— start Supplied data —

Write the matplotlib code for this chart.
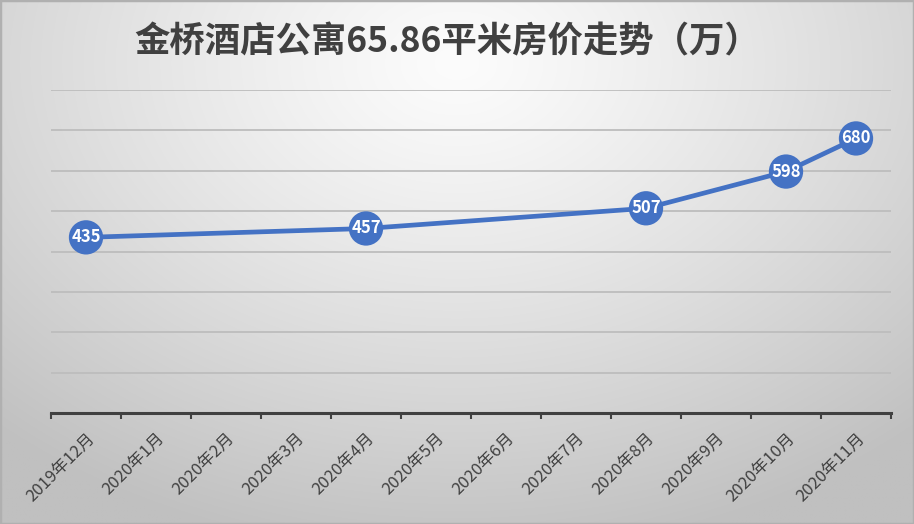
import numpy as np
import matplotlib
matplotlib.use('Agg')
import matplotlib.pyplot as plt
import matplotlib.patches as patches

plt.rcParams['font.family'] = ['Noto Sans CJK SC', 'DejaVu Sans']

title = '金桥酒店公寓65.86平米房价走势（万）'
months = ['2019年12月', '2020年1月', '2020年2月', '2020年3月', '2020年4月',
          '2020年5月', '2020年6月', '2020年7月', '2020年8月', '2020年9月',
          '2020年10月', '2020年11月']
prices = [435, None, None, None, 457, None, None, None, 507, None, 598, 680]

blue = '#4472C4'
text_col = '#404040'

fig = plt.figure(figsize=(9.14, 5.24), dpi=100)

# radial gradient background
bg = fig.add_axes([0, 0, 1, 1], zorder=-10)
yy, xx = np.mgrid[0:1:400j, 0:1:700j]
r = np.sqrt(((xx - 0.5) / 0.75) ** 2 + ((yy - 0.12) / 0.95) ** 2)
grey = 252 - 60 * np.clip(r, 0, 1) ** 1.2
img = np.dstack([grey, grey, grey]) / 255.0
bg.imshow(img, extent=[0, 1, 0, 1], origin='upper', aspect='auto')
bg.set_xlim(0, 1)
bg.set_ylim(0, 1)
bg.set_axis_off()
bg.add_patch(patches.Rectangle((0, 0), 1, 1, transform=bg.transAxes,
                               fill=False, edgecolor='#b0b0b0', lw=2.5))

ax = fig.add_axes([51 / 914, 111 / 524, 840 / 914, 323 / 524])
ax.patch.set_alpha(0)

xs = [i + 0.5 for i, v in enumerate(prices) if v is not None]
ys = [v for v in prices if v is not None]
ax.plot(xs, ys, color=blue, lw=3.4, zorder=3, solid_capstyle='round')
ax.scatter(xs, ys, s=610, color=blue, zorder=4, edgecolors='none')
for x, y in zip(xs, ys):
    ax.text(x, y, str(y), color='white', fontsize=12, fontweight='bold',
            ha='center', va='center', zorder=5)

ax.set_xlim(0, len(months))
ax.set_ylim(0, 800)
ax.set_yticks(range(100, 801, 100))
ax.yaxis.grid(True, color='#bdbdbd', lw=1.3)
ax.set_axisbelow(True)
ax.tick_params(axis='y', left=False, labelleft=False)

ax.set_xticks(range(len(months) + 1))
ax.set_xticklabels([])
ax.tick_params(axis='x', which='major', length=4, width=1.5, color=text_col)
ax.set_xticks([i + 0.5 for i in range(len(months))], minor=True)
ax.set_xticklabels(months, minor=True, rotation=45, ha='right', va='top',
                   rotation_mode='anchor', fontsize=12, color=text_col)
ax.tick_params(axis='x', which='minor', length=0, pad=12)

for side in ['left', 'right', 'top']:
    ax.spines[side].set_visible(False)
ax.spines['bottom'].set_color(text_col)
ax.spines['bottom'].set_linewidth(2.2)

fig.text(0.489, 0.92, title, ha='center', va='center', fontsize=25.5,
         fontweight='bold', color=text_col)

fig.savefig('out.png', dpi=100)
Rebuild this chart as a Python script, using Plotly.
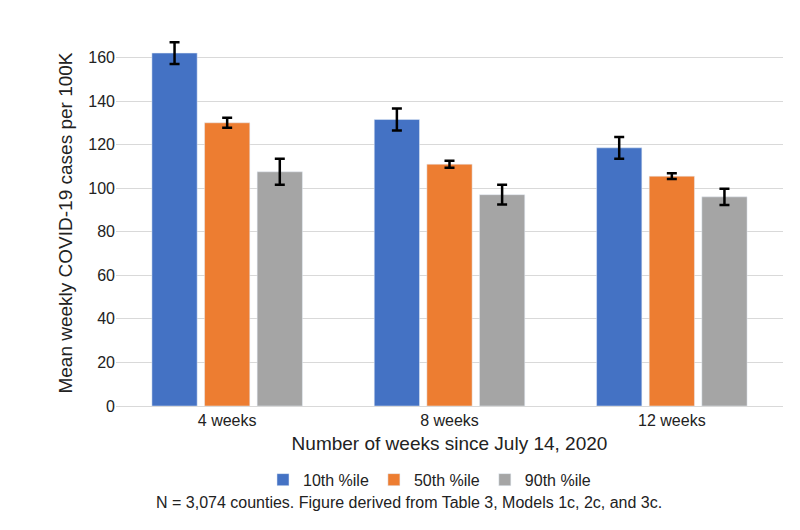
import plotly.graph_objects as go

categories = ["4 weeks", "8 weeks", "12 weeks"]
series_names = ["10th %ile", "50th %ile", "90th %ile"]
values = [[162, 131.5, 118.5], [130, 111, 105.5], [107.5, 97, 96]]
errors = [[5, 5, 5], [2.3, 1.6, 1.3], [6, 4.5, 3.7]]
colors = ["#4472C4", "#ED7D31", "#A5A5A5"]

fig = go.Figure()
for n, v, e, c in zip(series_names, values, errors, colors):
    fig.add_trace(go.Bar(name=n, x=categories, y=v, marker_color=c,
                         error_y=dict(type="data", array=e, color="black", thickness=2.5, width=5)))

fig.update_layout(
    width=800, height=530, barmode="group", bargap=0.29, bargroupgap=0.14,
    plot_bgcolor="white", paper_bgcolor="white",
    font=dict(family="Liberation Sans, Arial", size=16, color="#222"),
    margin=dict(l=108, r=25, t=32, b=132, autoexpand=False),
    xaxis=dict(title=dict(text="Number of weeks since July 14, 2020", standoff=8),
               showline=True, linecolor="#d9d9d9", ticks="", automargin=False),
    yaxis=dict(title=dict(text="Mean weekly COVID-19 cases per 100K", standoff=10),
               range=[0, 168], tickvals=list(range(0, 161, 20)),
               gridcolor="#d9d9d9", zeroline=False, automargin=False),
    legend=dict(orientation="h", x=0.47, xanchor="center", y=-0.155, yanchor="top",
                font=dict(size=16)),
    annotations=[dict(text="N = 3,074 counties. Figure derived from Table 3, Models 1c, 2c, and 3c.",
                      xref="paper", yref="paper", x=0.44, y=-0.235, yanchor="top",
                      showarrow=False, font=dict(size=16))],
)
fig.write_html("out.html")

— end Supplied data —
— start Supplied data —

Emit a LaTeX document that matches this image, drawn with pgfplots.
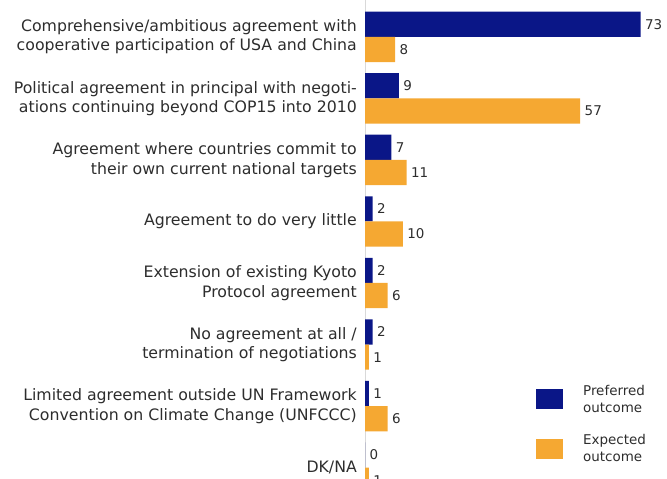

— end Supplied data —
— start Supplied data —

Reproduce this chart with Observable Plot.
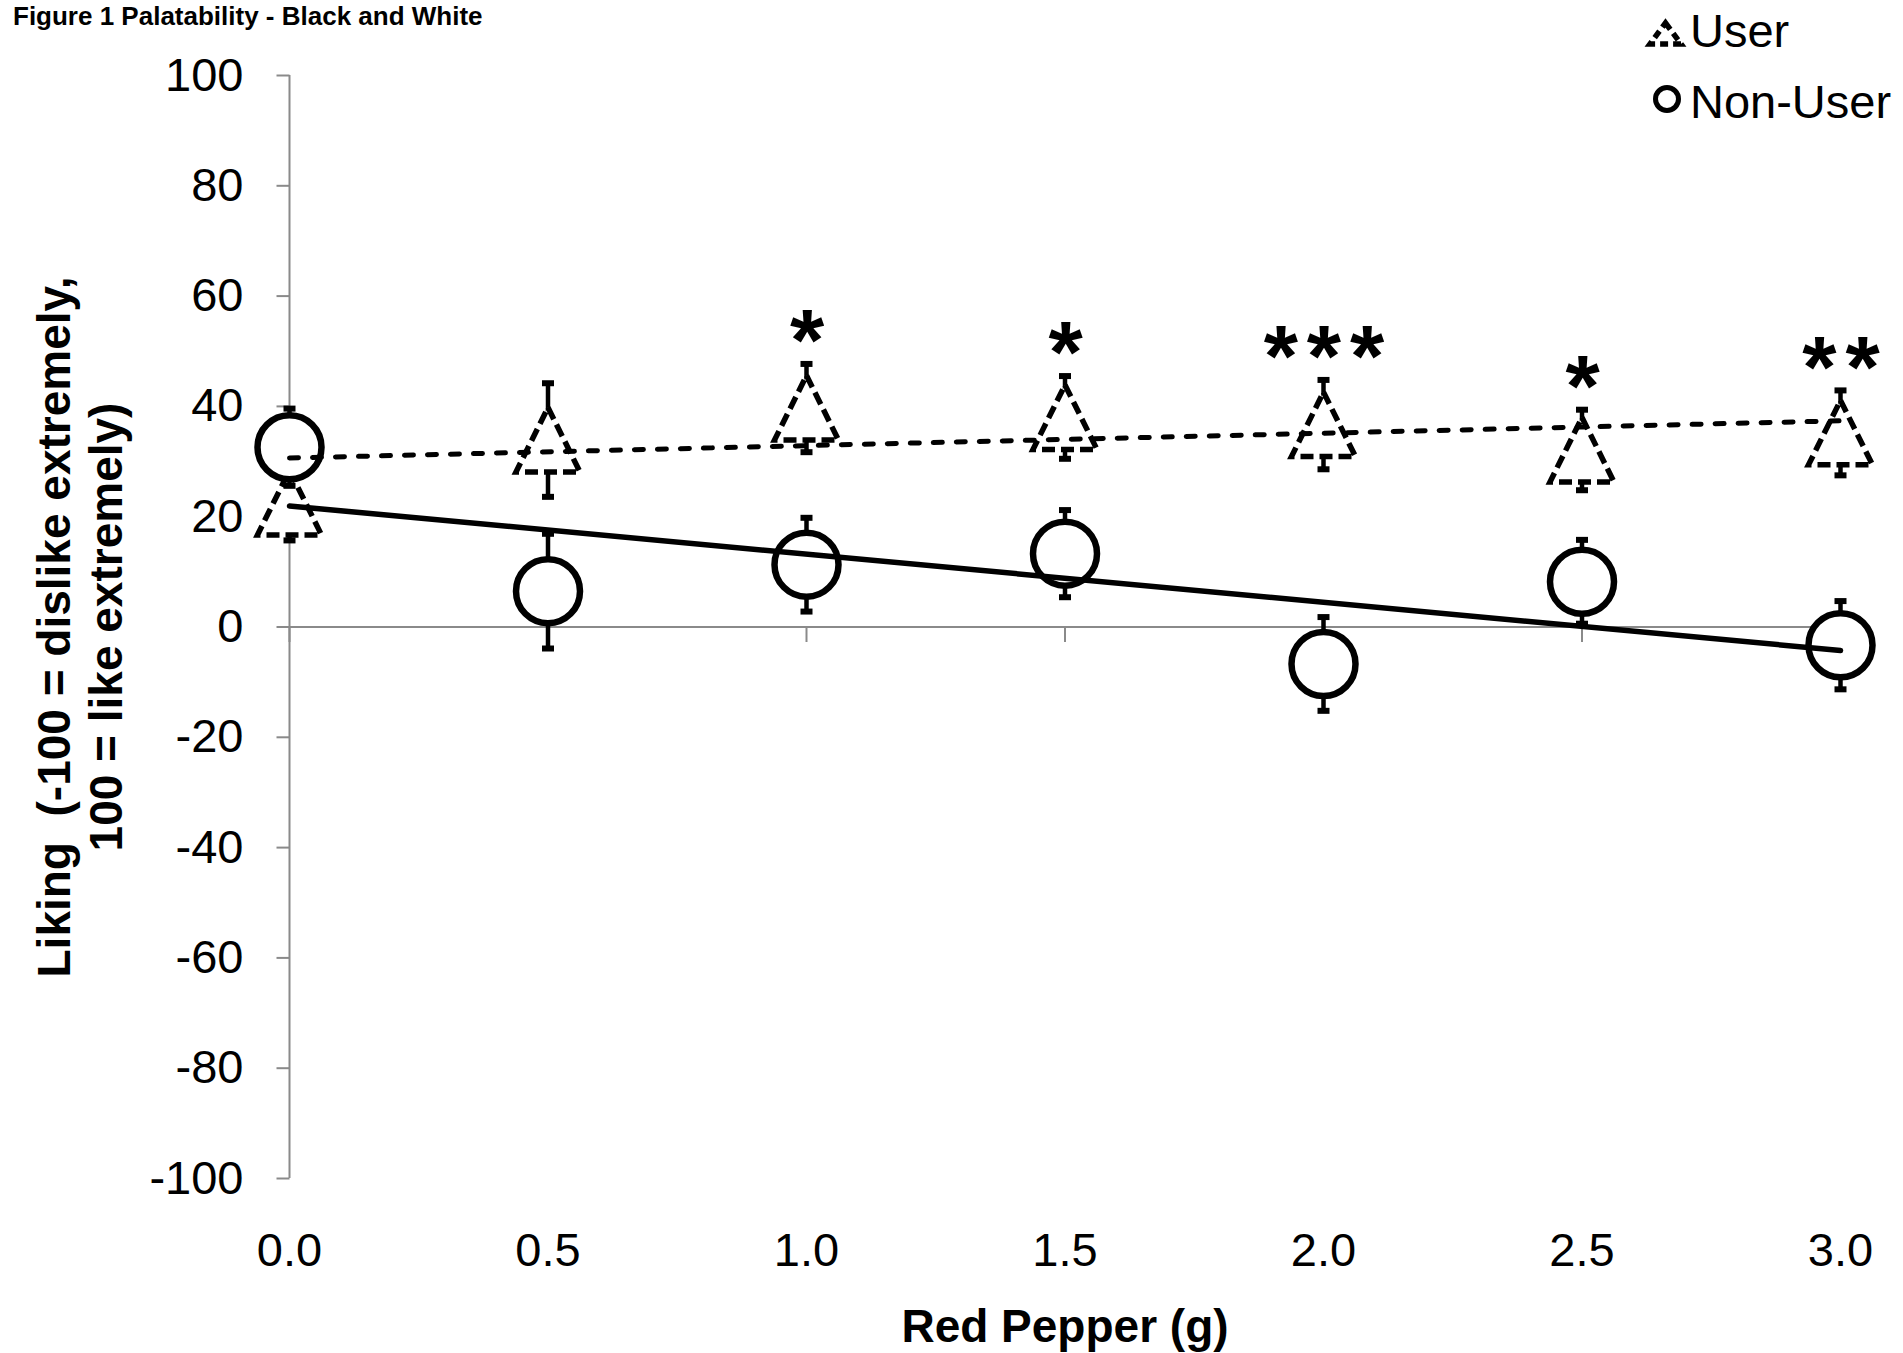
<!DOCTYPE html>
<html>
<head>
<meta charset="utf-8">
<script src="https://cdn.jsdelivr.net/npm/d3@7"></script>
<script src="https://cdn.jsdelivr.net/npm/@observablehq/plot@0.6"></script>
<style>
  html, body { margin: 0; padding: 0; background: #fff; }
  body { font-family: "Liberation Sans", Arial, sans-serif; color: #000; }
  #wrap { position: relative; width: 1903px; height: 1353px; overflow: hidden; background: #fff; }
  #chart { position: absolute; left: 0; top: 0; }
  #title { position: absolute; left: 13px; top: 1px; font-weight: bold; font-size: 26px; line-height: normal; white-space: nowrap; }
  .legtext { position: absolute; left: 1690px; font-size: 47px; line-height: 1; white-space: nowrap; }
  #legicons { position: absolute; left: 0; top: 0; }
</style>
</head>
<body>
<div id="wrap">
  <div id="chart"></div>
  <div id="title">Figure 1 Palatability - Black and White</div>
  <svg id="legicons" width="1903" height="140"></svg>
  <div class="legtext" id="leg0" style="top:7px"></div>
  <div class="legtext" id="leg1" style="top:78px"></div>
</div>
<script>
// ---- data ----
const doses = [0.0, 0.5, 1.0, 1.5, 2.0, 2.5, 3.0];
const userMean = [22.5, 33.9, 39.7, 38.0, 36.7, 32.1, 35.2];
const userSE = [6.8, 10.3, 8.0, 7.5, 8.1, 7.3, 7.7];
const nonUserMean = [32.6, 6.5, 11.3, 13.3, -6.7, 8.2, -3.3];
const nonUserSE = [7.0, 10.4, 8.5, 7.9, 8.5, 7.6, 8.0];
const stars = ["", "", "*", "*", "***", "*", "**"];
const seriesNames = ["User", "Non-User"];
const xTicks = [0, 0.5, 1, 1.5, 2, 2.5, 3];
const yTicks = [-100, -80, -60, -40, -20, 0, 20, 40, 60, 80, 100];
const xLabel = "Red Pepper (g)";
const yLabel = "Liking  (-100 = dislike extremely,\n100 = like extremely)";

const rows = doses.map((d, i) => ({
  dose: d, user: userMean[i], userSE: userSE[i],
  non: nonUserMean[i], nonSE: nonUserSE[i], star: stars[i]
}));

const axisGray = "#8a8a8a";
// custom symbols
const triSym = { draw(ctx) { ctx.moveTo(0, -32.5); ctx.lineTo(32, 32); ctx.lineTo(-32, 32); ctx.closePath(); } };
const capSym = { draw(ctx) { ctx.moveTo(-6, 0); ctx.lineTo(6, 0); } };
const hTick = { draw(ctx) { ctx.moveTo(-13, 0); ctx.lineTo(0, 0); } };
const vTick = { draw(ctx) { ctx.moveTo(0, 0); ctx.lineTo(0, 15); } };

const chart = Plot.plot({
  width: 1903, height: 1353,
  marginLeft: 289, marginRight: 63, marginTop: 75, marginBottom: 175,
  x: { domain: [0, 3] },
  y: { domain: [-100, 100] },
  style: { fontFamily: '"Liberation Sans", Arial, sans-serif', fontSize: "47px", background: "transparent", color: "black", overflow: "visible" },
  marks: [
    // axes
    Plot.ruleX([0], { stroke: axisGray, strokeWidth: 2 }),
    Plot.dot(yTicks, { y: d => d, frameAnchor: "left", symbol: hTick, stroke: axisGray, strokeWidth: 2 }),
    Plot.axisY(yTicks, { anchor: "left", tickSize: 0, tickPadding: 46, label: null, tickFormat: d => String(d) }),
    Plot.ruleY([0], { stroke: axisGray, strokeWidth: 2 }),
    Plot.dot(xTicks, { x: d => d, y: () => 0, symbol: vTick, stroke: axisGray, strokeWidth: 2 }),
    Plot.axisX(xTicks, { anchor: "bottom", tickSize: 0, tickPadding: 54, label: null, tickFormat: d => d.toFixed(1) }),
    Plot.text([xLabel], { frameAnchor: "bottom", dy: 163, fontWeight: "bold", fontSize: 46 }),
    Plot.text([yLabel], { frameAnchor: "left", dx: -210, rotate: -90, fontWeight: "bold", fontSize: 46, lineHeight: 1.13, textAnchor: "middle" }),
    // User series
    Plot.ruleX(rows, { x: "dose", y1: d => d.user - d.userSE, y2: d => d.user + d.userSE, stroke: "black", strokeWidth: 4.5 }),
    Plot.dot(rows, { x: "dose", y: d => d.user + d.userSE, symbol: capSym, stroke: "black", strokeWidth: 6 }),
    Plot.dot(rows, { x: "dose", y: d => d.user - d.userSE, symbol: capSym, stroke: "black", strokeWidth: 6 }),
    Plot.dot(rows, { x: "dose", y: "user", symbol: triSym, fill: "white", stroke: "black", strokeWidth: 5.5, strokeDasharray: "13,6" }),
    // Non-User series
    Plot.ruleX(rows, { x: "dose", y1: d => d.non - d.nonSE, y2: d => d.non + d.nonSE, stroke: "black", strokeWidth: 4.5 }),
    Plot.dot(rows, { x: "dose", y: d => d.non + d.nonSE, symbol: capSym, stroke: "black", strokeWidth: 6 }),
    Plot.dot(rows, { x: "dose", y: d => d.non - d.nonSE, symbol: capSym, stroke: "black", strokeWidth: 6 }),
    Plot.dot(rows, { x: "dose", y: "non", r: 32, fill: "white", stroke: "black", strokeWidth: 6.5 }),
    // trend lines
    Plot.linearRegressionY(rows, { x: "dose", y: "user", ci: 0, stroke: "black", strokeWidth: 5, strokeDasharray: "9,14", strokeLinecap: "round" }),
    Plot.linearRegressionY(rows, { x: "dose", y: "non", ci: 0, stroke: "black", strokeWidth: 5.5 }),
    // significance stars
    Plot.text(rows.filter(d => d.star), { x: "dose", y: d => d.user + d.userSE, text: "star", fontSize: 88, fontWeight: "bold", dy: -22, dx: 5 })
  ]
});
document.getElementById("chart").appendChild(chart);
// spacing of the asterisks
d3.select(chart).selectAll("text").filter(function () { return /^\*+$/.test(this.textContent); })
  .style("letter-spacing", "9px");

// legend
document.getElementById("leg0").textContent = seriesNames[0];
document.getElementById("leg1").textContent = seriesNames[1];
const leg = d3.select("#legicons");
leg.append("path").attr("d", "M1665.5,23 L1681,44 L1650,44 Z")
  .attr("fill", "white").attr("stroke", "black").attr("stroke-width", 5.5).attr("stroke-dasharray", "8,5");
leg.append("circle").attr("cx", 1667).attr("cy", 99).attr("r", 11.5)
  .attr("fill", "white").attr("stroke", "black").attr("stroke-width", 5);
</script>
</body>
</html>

— end Supplied data —

◆ To be done ◆
Of the lines above, how many include the word "document"? Reply with the number alone.

◆ Full output ◆
4